Namun, apapun respon yang ditunjukkan oleh para investor migas terhadap Permen ESDM No. 8 Tahun 2017 tentang Kontrak Bagi Hasil Migas Gross Split, harus menjadi bahan evaluasi bagi pemerintah. Respon dari investor tersebut ditangkap oleh Presiden Joko Widodo, bahwa beberapa kebijakan yang ambil pemerintah selama tahun 2017 dianggap tidak pro investasi. Ketika membuka Sidang Kabinet Paripurna tanggal 24 Juli 2017 lalu, Presiden menyinggung kebijakan Kementerian ESDM dan Kementerian Lingkungan Hidup dan Kehutanan (KLHK). Presiden menilai, dalam dua bulan (Mei dan Juni 2017) kebijakan-kebijakan yang diambil oleh kedua kementerian itu tidak mendapat respon positif dari para investor. Itu artinya kebijakan tersebut dianggap menghambat investasi. Tapi, presiden tidak menunjuk secara khusus sistem gross split yang diterbitkan pada bulan Januari 2017 melalui Permen ESDM No. 8 Tahun 2017.
Atas dasar masukan dari para investor dan saran Presiden, Arcandra mengatakan, setiap produk hukum yang dikeluarkan memiliki celah.
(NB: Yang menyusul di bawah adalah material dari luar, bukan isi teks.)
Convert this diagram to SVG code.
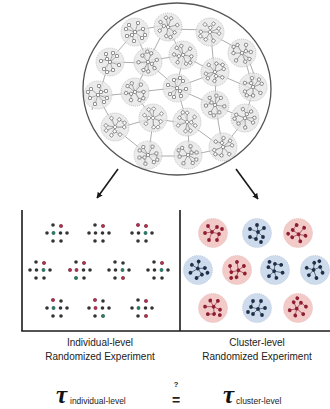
<svg xmlns="http://www.w3.org/2000/svg" xmlns:xlink="http://www.w3.org/1999/xlink" width="330" height="409" viewBox="0 0 330 409">
<style>
.lbl{font-family:"Liberation Sans",Arial,sans-serif;font-size:10px;fill:#222;text-anchor:middle}
.tau{font-family:"Liberation Serif","Times New Roman",serif;font-style:italic;font-weight:bold;font-size:25px;fill:#111}
.sub{font-family:"Liberation Sans",Arial,sans-serif;font-size:8.5px;fill:#222}
.frame{stroke:#1a1a1a;stroke-width:1.6;fill:none}
.arr{stroke:#1a1a1a;stroke-width:1.6;fill:none}
.link{stroke:#777;stroke-width:0.6;fill:none}
.nbg{fill:#e4e4e4;fill-opacity:0.75;stroke:#9a9a9a;stroke-width:0.5;stroke-dasharray:1 1}
.nd{fill:#fff;stroke:#555;stroke-width:0.6}
.sp{stroke:#666;stroke-width:0.5}
.r{fill:#b0304f}
.t{fill:#2b7b68}
.redc{fill:#f2cbc8;stroke:#d9a0a0;stroke-width:0.5;stroke-dasharray:1 1}
.bluc{fill:#cddbec;stroke:#9fb5cf;stroke-width:0.5;stroke-dasharray:1 1}
</style>
<defs>
<marker id="ah" viewBox="0 0 10 10" refX="9" refY="5" markerWidth="6" markerHeight="6" orient="auto" markerUnits="userSpaceOnUse">
<path d="M0,0 L10,5 L0,10 z" fill="#1a1a1a"/>
</marker>
<g id="nc">
<circle r="14" class="nbg"/>
<g class="sp">
<line x1="0" y1="0" x2="-6" y2="-7"/><line x1="0" y1="0" x2="3" y2="-9"/><line x1="0" y1="0" x2="8" y2="-3"/>
<line x1="0" y1="0" x2="7" y2="6"/><line x1="-3" y1="3" x2="-1" y2="9"/><line x1="-3" y1="3" x2="-8" y2="4"/>
<line x1="0" y1="0" x2="-9" y2="-3"/><line x1="0" y1="0" x2="-3" y2="3"/><line x1="8" y1="-3" x2="10" y2="3"/>
</g>
<rect class="nd" x="-1.5" y="-1.5" width="3" height="3" rx="0.5"/>
<rect class="nd" x="-7.5" y="-8.5" width="3" height="3" rx="0.5"/>
<rect class="nd" x="1.5" y="-10.5" width="3" height="3" rx="0.5"/>
<rect class="nd" x="6.5" y="-4.5" width="3" height="3" rx="0.5"/>
<rect class="nd" x="5.5" y="4.5" width="3" height="3" rx="0.5"/>
<rect class="nd" x="-2.5" y="7.5" width="3" height="3" rx="0.5"/>
<rect class="nd" x="-9.5" y="2.5" width="3" height="3" rx="0.5"/>
<rect class="nd" x="-10.5" y="-4.5" width="3" height="3" rx="0.5"/>
<rect class="nd" x="-4.5" y="1.5" width="3" height="3" rx="0.5"/>
<rect class="nd" x="8.5" y="1.5" width="3" height="3" rx="0.5"/>
</g>
<g id="ip" fill="#333">
<circle cx="-4" cy="-8" r="1.8"/><circle cx="4" cy="-7" r="1.8"/>
<circle cx="-10" cy="0" r="1.8"/><circle cx="-3.5" cy="0" r="1.8"/><circle cx="3.5" cy="0" r="1.8"/><circle cx="10" cy="0" r="1.8"/>
<circle cx="-4" cy="8" r="1.8"/><circle cx="4" cy="8" r="1.8"/>
</g>
<g id="cp">
<g stroke-width="0.6" fill="none">
<line x1="-1" y1="-1" x2="4" y2="-6"/><line x1="-1" y1="-1" x2="-8" y2="0"/><line x1="-1" y1="-1" x2="-4" y2="7"/>
<line x1="-1" y1="-1" x2="6" y2="1"/><line x1="6" y1="1" x2="4" y2="7"/><line x1="-5" y1="-7" x2="-1" y2="-1"/>
</g>
<g stroke="none">
<circle cx="-5" cy="-7" r="1.9"/><circle cx="4" cy="-6" r="1.9"/><circle cx="-8" cy="0" r="1.9"/><circle cx="-1" cy="-1" r="1.9"/>
<circle cx="6" cy="1" r="1.9"/><circle cx="-4" cy="7" r="1.9"/><circle cx="4" cy="7" r="1.9"/><circle cx="9" cy="-4" r="1.9"/>
</g>
</g>
</defs>
<rect width="330" height="409" fill="#fff"/>

<g id="population">
<ellipse cx="177" cy="89" rx="94" ry="86" fill="#fff" stroke="#555" stroke-width="1.3"/>
<g class="link">
<line x1="138" y1="30" x2="166" y2="25"/><line x1="171" y1="29" x2="207" y2="30"/><line x1="213" y1="35" x2="240" y2="50"/>
<line x1="132" y1="35" x2="112" y2="58"/><line x1="137" y1="36" x2="146" y2="58"/><line x1="168" y1="30" x2="181" y2="52"/>
<line x1="211" y1="35" x2="214" y2="69"/><line x1="244" y1="56" x2="252" y2="84"/><line x1="113" y1="62" x2="145" y2="63"/>
<line x1="151" y1="60" x2="180" y2="56"/><line x1="186" y1="57" x2="212" y2="71"/><line x1="218" y1="74" x2="250" y2="88"/>
<line x1="108" y1="65" x2="100" y2="92"/><line x1="147" y1="65" x2="136" y2="89"/><line x1="183" y1="58" x2="177" y2="85"/>
<line x1="216" y1="75" x2="215" y2="102"/><line x1="253" y1="90" x2="246" y2="115"/><line x1="101" y1="96" x2="132" y2="93"/>
<line x1="138" y1="92" x2="174" y2="88"/><line x1="180" y1="90" x2="212" y2="104"/><line x1="218" y1="107" x2="242" y2="117"/>
<line x1="99" y1="98" x2="113" y2="124"/><line x1="136" y1="95" x2="151" y2="116"/><line x1="178" y1="91" x2="186" y2="119"/>
<line x1="216" y1="108" x2="222" y2="144"/><line x1="244" y1="121" x2="225" y2="145"/><line x1="118" y1="128" x2="150" y2="119"/>
<line x1="156" y1="119" x2="184" y2="123"/><line x1="190" y1="124" x2="220" y2="146"/><line x1="117" y1="130" x2="146" y2="153"/>
<line x1="153" y1="121" x2="149" y2="152"/><line x1="188" y1="125" x2="189" y2="152"/><line x1="151" y1="156" x2="185" y2="156"/>
<line x1="220" y1="149" x2="191" y2="155"/><line x1="150" y1="64" x2="175" y2="86"/><line x1="213" y1="74" x2="180" y2="86"/>
<line x1="247" y1="55" x2="256" y2="80"/><line x1="95" y1="98" x2="92" y2="110"/><line x1="160" y1="38" x2="150" y2="58"/>
</g>
<use xlink:href="#nc" transform="translate(135,32)"/>
<use xlink:href="#nc" transform="translate(168,27) rotate(60)"/>
<use xlink:href="#nc" transform="translate(210,32) rotate(140)"/>
<use xlink:href="#nc" transform="translate(242,53) rotate(200)"/>
<use xlink:href="#nc" transform="translate(110,62) rotate(90)"/>
<use xlink:href="#nc" transform="translate(148,62) rotate(250)"/>
<use xlink:href="#nc" transform="translate(183,55) rotate(30)"/>
<use xlink:href="#nc" transform="translate(215,72) rotate(300)"/>
<use xlink:href="#nc" transform="translate(253,87) rotate(110)"/>
<use xlink:href="#nc" transform="translate(98,95) rotate(180)"/>
<use xlink:href="#nc" transform="translate(135,92) rotate(20)"/>
<use xlink:href="#nc" transform="translate(177,88) rotate(270)"/>
<use xlink:href="#nc" transform="translate(215,105) rotate(80)"/>
<use xlink:href="#nc" transform="translate(245,118) rotate(160)"/>
<use xlink:href="#nc" transform="translate(115,127) rotate(320)"/>
<use xlink:href="#nc" transform="translate(153,118) rotate(45)"/>
<use xlink:href="#nc" transform="translate(187,122) rotate(230)"/>
<use xlink:href="#nc" transform="translate(223,147) rotate(120)"/>
<use xlink:href="#nc" transform="translate(148,155) rotate(10)"/>
<use xlink:href="#nc" transform="translate(188,155) rotate(190)"/>
</g>

<g id="connectors">
<line class="arr" x1="118" y1="169" x2="97" y2="198" marker-end="url(#ah)"/>
<line class="arr" x1="236" y1="169" x2="258" y2="199" marker-end="url(#ah)"/>
</g>

<g id="frame">
<line class="frame" x1="22" y1="210" x2="22" y2="331"/>
<line class="frame" x1="180" y1="210" x2="180" y2="331"/>
<line class="frame" x1="21.2" y1="331" x2="330" y2="331"/>
</g>

<g id="individual-level">
<use xlink:href="#ip" transform="translate(57,233)"/>
<use xlink:href="#ip" transform="translate(99,233)"/>
<use xlink:href="#ip" transform="translate(142,233)"/>
<use xlink:href="#ip" transform="translate(40,270)"/>
<use xlink:href="#ip" transform="translate(80,270)"/>
<use xlink:href="#ip" transform="translate(119,270)"/>
<use xlink:href="#ip" transform="translate(158,270)"/>
<use xlink:href="#ip" transform="translate(57,308)"/>
<use xlink:href="#ip" transform="translate(99,308)"/>
<use xlink:href="#ip" transform="translate(142,308)"/>
<circle class="r" cx="61" cy="226" r="1.8"/><circle class="t" cx="53.5" cy="233" r="1.8"/>
<circle class="r" cx="103" cy="226" r="1.8"/>
<circle class="r" cx="138" cy="225" r="1.8"/><circle class="r" cx="146" cy="226" r="1.8"/><circle class="t" cx="145.5" cy="233" r="1.8"/>
<circle class="r" cx="44" cy="263" r="1.8"/><circle class="t" cx="43.5" cy="270" r="1.8"/>
<circle class="r" cx="84" cy="263" r="1.8"/><circle class="r" cx="70" cy="270" r="1.8"/><circle class="r" cx="76.5" cy="270" r="1.8"/><circle class="t" cx="76" cy="278" r="1.8"/>
<circle class="t" cx="122.5" cy="270" r="1.8"/><circle class="r" cx="123" cy="278" r="1.8"/>
<circle class="r" cx="162" cy="263" r="1.8"/><circle class="t" cx="161.5" cy="270" r="1.8"/>
<circle class="r" cx="53" cy="300" r="1.8"/><circle class="t" cx="53.5" cy="308" r="1.8"/>
<circle class="r" cx="95" cy="300" r="1.8"/><circle class="r" cx="95.5" cy="308" r="1.8"/><circle class="t" cx="103" cy="316" r="1.8"/>
<circle class="r" cx="146" cy="301" r="1.8"/><circle class="t" cx="138.5" cy="308" r="1.8"/><circle class="r" cx="146" cy="316" r="1.8"/>
</g>

<g id="cluster-level">
<circle class="redc" cx="213" cy="233" r="14.5"/><use xlink:href="#cp" transform="translate(213,233)" fill="#8e1f33" stroke="#8e1f33"/>
<circle class="bluc" cx="257" cy="233" r="14.5"/><use xlink:href="#cp" transform="translate(257,233) rotate(90)" fill="#1f2f48" stroke="#1f2f48"/>
<circle class="redc" cx="298" cy="233" r="14.5"/><use xlink:href="#cp" transform="translate(298,233) rotate(200)" fill="#8e1f33" stroke="#8e1f33"/>
<circle class="bluc" cx="198" cy="270" r="14.5"/><use xlink:href="#cp" transform="translate(198,270) rotate(40)" fill="#1f2f48" stroke="#1f2f48"/>
<circle class="redc" cx="237" cy="270" r="14.5"/><use xlink:href="#cp" transform="translate(237,270) rotate(150)" fill="#8e1f33" stroke="#8e1f33"/>
<circle class="bluc" cx="275" cy="270" r="14.5"/><use xlink:href="#cp" transform="translate(275,270) rotate(260)" fill="#1f2f48" stroke="#1f2f48"/>
<circle class="bluc" cx="315" cy="270" r="14.5"/><use xlink:href="#cp" transform="translate(315,270) rotate(320)" fill="#1f2f48" stroke="#1f2f48"/>
<circle class="redc" cx="213" cy="308" r="14.5"/><use xlink:href="#cp" transform="translate(213,308) rotate(70)" fill="#8e1f33" stroke="#8e1f33"/>
<circle class="bluc" cx="257" cy="308" r="14.5"/><use xlink:href="#cp" transform="translate(257,308) rotate(180)" fill="#1f2f48" stroke="#1f2f48"/>
<circle class="redc" cx="298" cy="308" r="14.5"/><use xlink:href="#cp" transform="translate(298,308) rotate(290)" fill="#8e1f33" stroke="#8e1f33"/>
</g>

<g id="labels">
<text class="lbl" x="100" y="346">Individual-level</text>
<text class="lbl" x="100" y="360">Randomized Experiment</text>
<text class="lbl" x="257" y="346">Cluster-level</text>
<text class="lbl" x="257" y="360">Randomized Experiment</text>
</g>

<g id="equation">
<text class="tau" x="56" y="403">τ</text>
<text class="sub" x="70" y="404">individual-level</text>
<text x="176" y="387" font-family="Liberation Sans,Arial,sans-serif" font-size="7.5" font-weight="bold" fill="#222" text-anchor="middle">?</text>
<text x="176" y="405" font-family="Liberation Sans,Arial,sans-serif" font-size="14" font-weight="bold" fill="#222" text-anchor="middle">=</text>
<text class="tau" x="223" y="403">τ</text>
<text class="sub" x="236" y="404">cluster-level</text>
</g>
</svg>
Untuk menutup kekurangan-kekurangan itu perlu masukan dari seluruh pemangku kepentingan. Setiap kebijakan baru harus memberikan nilai tambah yang lebih tinggi daripada kebijakan sebelumnya. Jika tidak, maka kebijakan itu harus direvisi.
Aturan kontrak gross split memang tengah menjadi sorotan pelaku industri minyak dan gas bumi (migas). Dalam, skema kontrak baru ini tidak lagi menggunakan penggantian biaya investasi (cost recovery).
Wakil Menteri ESDM Arcandra Tahar mengatakan sedang mengevaluasi seluruh aturan yang diterbitkan di lingkungan kementeriannya, termasuk Permen ESDM No. 8 tahun 2017. “Semua sedang kami evaluasi. Masih dalam pembicaraan,” kata Arcandra.